Using the records below, copy exactly the part that opens with the line holding "Emit a Python" and closes with the line holding "import pandas as pd", minus the pictures.

### Records for this task:
[start]
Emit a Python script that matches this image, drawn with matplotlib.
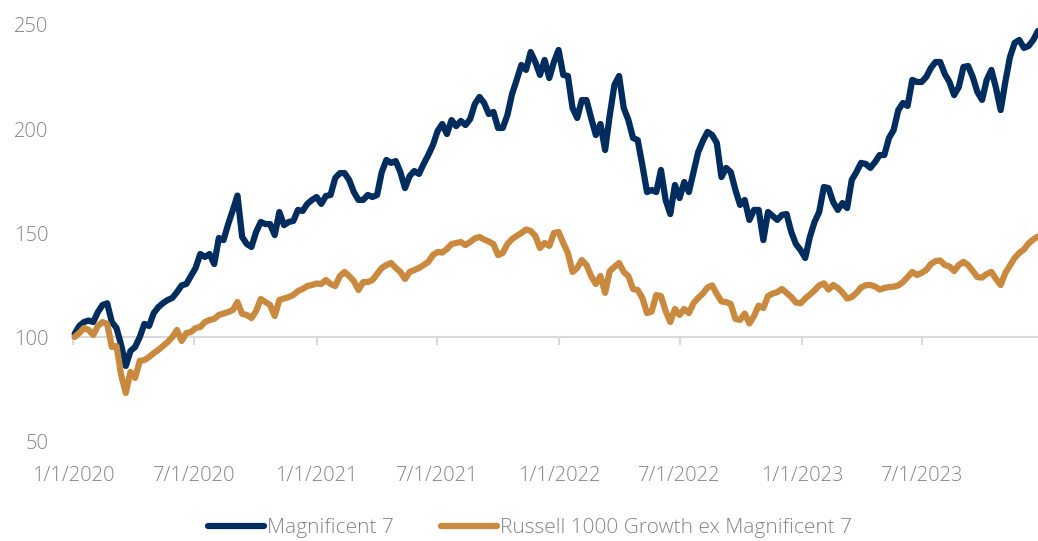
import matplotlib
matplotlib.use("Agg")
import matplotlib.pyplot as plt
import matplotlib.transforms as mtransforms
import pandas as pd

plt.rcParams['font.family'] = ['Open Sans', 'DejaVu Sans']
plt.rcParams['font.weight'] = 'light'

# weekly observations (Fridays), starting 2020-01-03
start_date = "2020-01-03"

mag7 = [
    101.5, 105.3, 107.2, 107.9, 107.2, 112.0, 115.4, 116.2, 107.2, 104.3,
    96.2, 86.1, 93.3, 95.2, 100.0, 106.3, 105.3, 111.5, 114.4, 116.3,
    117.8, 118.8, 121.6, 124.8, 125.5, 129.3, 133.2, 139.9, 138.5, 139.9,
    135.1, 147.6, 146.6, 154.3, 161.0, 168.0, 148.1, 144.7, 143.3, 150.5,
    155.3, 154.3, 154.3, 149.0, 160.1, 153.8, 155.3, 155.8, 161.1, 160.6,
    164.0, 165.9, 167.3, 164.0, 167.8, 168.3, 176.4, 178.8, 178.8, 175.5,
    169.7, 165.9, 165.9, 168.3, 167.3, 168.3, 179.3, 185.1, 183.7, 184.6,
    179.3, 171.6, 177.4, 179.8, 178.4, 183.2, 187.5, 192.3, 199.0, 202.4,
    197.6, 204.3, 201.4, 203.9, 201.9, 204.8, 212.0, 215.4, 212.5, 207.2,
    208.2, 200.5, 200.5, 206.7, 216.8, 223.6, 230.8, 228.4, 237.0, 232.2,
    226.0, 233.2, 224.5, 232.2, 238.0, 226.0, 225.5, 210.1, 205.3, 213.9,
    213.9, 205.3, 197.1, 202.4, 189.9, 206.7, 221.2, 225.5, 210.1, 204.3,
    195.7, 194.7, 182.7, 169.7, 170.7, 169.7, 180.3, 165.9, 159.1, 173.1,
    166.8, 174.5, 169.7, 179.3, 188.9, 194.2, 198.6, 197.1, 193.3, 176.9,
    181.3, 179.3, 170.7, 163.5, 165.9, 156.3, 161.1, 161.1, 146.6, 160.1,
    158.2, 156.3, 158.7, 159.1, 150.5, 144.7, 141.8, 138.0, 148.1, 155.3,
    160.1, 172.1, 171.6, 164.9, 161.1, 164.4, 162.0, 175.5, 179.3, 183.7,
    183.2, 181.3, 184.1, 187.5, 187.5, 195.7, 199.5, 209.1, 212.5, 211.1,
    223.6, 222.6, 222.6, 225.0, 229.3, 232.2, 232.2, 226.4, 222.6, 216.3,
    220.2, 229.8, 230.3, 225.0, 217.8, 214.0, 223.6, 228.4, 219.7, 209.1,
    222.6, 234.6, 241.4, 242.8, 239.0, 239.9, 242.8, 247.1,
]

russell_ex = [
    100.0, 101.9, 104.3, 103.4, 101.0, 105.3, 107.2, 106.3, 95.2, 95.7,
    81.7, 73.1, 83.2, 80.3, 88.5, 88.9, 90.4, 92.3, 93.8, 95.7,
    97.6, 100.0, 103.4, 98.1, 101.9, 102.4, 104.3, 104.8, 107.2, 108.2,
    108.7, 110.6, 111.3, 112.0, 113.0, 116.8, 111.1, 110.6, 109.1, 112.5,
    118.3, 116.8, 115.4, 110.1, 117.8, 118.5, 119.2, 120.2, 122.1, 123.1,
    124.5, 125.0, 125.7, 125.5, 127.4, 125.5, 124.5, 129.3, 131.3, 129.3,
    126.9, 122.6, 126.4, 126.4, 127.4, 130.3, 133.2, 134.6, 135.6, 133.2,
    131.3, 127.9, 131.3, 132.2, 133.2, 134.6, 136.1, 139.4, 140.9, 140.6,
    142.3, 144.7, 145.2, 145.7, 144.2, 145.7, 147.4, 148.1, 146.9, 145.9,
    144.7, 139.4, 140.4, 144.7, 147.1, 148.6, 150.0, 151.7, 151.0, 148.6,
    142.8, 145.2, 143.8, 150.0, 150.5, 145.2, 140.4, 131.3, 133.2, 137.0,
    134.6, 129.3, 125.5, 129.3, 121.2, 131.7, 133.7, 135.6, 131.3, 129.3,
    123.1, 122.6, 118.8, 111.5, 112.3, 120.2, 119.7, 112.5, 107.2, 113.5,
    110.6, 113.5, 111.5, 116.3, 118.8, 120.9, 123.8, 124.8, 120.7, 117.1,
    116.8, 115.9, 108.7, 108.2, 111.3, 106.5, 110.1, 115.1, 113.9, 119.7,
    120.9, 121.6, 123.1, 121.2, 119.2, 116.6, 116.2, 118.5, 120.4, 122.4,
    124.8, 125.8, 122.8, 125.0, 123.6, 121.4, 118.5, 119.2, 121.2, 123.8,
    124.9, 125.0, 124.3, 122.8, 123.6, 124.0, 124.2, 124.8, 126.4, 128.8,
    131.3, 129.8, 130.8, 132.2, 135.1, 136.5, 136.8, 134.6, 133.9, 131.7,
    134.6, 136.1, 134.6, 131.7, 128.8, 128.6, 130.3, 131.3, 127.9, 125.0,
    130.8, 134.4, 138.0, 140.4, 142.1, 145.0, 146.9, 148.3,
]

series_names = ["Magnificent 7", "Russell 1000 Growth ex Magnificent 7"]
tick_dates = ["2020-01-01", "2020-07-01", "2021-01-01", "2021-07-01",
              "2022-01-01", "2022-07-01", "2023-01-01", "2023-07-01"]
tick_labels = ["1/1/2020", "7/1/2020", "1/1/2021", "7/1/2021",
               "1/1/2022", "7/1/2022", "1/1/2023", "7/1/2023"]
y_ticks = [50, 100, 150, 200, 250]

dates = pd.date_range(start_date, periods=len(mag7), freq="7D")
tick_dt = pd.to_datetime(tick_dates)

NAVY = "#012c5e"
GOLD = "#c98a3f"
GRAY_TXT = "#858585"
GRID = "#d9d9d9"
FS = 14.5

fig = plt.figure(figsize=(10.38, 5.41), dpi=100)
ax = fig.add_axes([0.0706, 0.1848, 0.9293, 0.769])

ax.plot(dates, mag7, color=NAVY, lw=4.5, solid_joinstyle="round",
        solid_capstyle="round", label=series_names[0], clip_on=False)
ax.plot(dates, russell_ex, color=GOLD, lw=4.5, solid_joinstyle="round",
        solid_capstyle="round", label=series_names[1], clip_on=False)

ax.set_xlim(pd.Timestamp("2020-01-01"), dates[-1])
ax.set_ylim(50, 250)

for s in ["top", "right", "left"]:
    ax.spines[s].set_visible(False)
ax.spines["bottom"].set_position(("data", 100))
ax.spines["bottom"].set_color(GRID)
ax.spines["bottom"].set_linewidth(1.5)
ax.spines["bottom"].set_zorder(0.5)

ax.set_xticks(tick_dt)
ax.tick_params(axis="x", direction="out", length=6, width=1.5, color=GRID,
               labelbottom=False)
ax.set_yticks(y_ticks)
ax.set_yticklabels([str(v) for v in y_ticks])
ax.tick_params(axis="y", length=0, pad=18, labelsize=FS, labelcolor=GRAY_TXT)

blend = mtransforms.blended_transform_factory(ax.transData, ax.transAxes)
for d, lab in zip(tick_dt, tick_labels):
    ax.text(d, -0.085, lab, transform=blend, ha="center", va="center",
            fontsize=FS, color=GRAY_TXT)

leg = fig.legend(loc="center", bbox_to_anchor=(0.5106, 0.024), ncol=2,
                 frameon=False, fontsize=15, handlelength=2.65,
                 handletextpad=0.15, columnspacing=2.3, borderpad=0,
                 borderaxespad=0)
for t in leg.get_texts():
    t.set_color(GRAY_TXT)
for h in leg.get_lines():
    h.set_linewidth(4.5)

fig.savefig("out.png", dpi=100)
[end]
[start]
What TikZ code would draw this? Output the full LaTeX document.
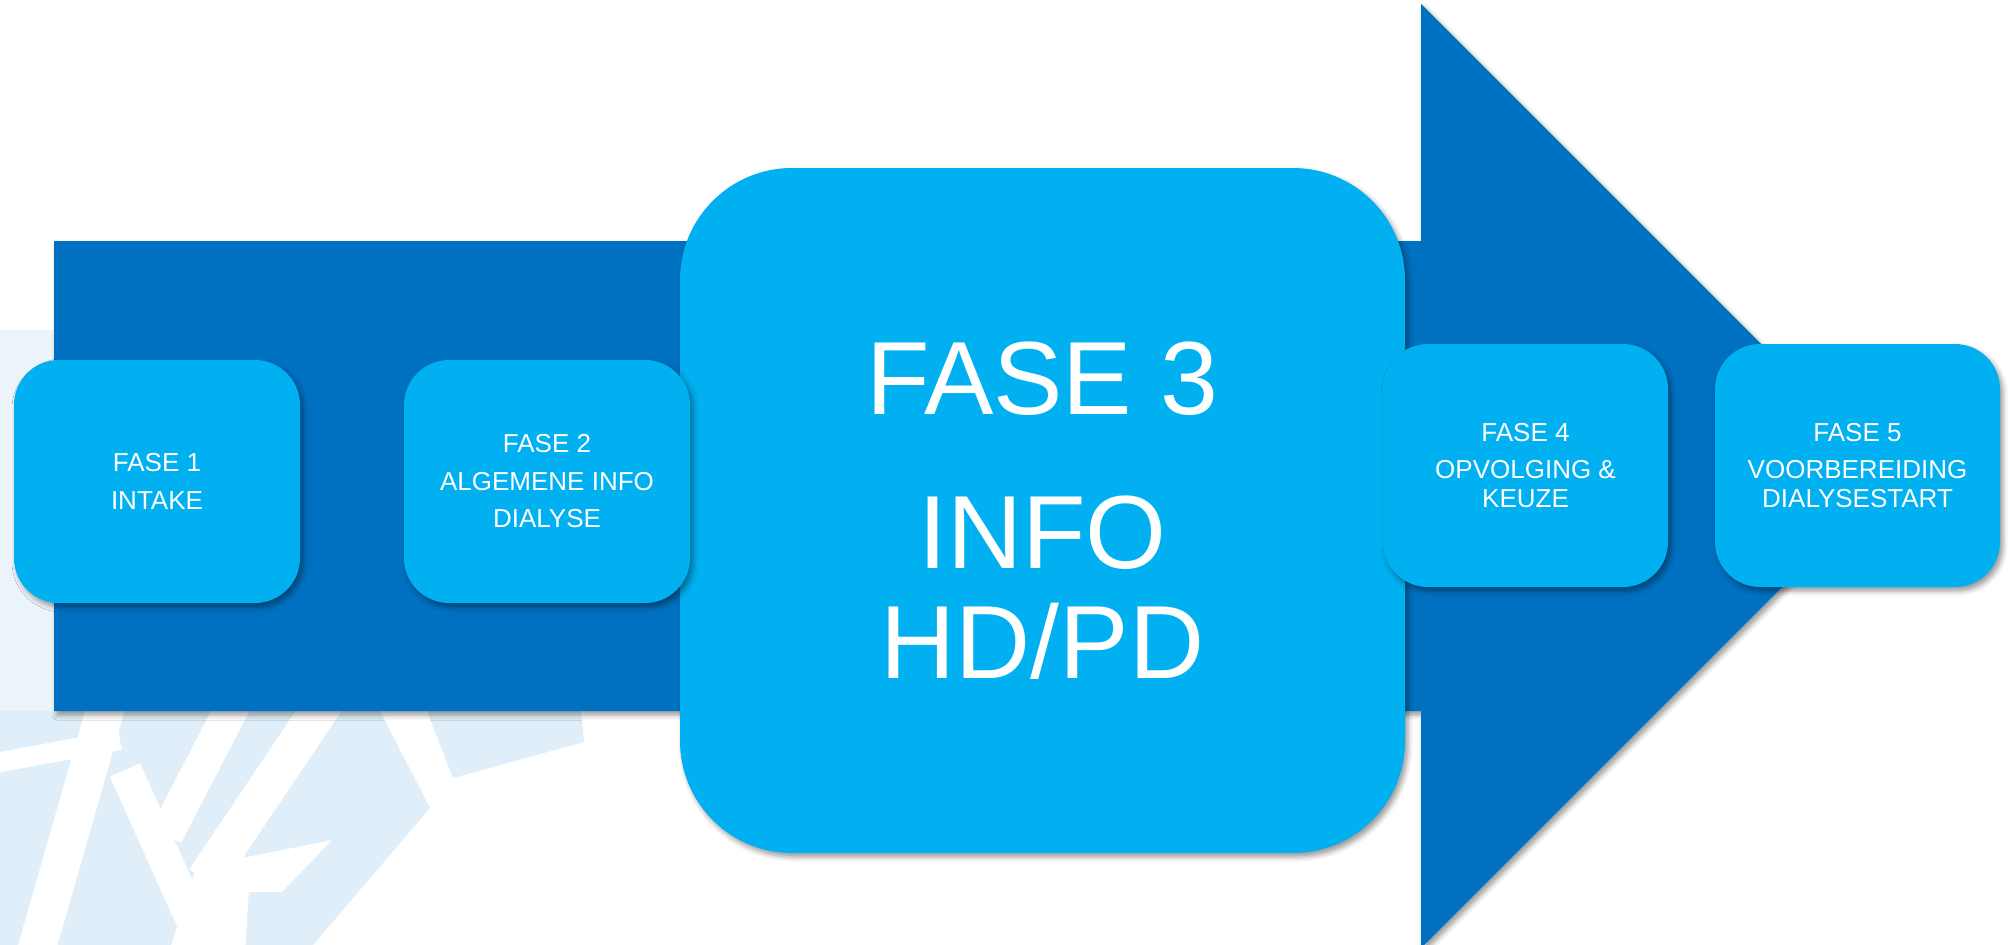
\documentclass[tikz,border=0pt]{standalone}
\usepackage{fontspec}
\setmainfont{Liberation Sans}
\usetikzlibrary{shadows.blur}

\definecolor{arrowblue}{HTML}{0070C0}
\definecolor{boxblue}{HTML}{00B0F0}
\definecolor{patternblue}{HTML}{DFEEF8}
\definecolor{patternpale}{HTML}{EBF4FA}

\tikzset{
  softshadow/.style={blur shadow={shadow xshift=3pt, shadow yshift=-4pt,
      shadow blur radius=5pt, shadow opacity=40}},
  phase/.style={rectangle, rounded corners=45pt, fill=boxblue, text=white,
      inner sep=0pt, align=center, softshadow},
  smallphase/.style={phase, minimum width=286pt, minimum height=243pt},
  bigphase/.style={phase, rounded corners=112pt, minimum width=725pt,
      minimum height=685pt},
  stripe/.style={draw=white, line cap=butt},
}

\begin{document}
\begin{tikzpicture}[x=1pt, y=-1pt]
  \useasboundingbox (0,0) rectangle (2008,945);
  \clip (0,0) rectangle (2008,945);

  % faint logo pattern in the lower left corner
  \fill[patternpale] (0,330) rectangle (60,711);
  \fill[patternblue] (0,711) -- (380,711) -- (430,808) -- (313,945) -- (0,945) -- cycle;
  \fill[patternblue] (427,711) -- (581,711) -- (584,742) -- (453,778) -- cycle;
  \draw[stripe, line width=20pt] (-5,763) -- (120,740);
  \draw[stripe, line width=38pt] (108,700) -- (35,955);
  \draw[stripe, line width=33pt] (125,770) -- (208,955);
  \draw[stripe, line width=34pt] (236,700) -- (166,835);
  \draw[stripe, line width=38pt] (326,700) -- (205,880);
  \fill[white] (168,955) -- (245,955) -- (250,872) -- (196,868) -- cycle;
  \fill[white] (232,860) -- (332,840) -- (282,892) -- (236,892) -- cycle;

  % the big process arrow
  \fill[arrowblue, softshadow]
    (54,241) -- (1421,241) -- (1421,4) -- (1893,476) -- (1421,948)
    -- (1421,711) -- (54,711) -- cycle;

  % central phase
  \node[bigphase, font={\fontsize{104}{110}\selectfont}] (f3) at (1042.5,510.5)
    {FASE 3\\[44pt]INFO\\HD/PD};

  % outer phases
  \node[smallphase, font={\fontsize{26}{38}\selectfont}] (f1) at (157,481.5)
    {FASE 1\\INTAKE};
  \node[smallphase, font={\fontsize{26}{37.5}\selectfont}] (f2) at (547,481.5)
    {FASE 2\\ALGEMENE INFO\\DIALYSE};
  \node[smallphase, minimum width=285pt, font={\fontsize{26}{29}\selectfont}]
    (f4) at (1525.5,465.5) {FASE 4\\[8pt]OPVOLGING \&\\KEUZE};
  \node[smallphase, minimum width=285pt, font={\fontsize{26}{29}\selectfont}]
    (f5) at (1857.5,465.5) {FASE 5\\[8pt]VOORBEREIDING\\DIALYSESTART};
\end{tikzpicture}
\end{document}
[end]
[start]
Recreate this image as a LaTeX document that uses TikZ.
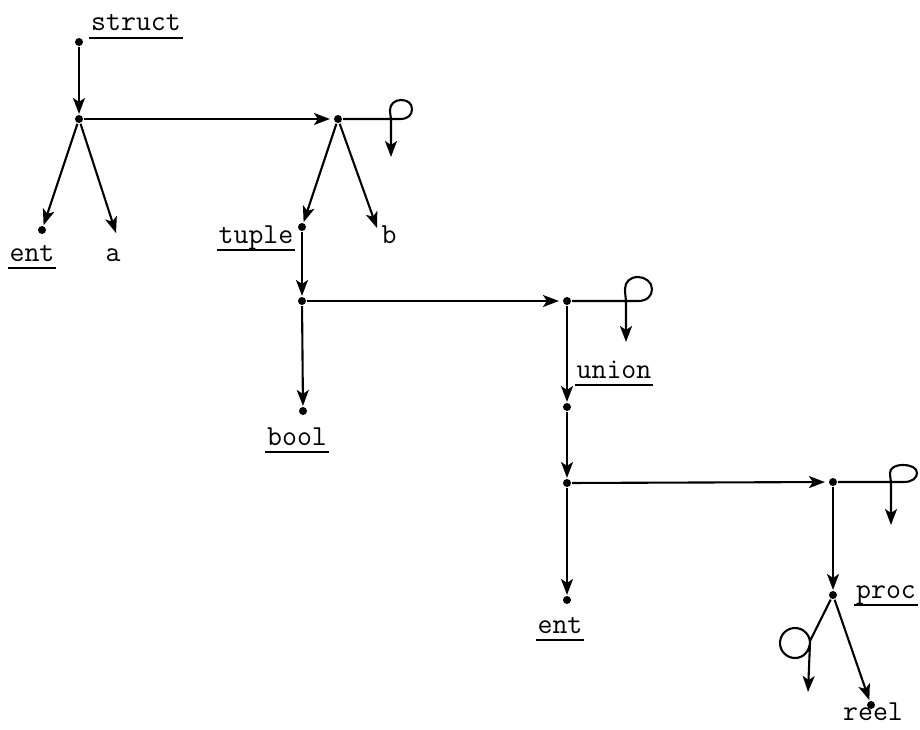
[end]
### Written reply:
Emit a Python script that matches this image, drawn with matplotlib.
import matplotlib
matplotlib.use("Agg")
import matplotlib.pyplot as plt
import matplotlib.transforms as mtransforms
import pandas as pd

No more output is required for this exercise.